The budget airlines (Frontier, Spirit, Southwest, and JetBlue) all have higher rates of delay throughout the day according to this dataset, with the exception of Southwest, which has a delay rate comparable with the non-budget airlines in the morning. However, by 12pm, Southwest’s significant delay rate grows past that of the non-budget airlines and joins its budget peers by 4 or 5 pm.
By the numbers:
Airline | % Flights Significantly Delayed |
---|---|
JetBlue Airways | 22.078514 |
Frontier Airlines Inc. | 21.896298 |
Allegiant Air | 18.991785 |
Spirit Air Lines | 16.958591 |
Southwest Airlines Co. | 15.292280 |
American Airlines Inc. | 14.529106 |
Mesa Airlines Inc. | 13.838768 |
United Air Lines Inc. | 12.994220 |
Hawaiian Airlines Inc. | 11.101448 |
PSA Airlines Inc. | 11.007379 |
Delta Air Lines Inc. | 10.671968 |
SkyWest Airlines Inc. | 10.629637 |
Alaska Airlines Inc. | 10.458504 |
Republic Airline | 10.361243 |
Endeavor Air Inc. | 9.843149 |
Envoy Air | 9.762695 |
Horizon Air | 8.873647 |
In sum, to minimize the chance of delay, it’s best to choose a non-budget airline and depart as early as possible to avoid a significant delay. Your chances of making a connecting flight, getting to your destination at a reasonable hour, and enjoying a warm, healthy dinner all increase if you leave earlier in the day. It seems like my mom was right after all.
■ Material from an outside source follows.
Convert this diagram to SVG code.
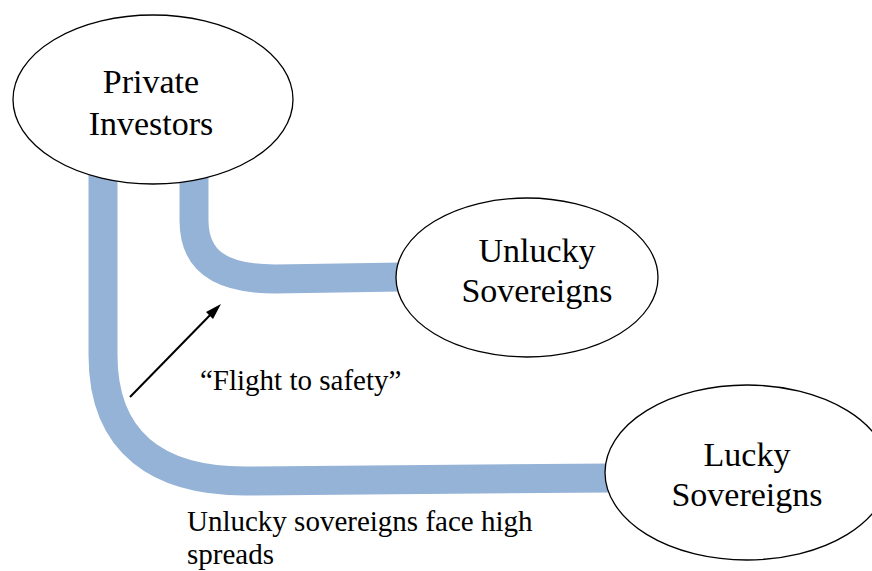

Applications: LAX and BUR, and SFO and OAK
Since starting college, I’ve traveled quite regularly on planes between my hometown in Southern California and my university in the San Francisco Bay Area. I was drawn to this topic to get a better sense of which airline and airport combination offered me the fewest overall delays. As a college student with a constrained budget, I often take Southwest to and from school due to its cheap fares and customer service..
Southern California common wisdom dictates that one should fly out of Burbank (BUR) whenever possible to avoid the hassle of traveling to and out of Los Angeles (LAX.. Coming to the Bay Area for college, I expected Oakland (OAK) and San Francisco (SFO) to share a similar dynamic. However, I was surprised to hear that some of my friends preferred SFO over OAK. In this section, we will determine whether SFO is better than OAK and BUR is better than LAX.
I follow a similar approach as before but select only flight records that contain our desired airports.
We see that BUR has fewer delays than LAX, OAK, and SFO. Burbank is better than LAX, but Oakland and SFO are about the same. Maybe my friends’ preference for SFO compared to OAK stems from something else, but clearly delays don’t play a major role in that decision.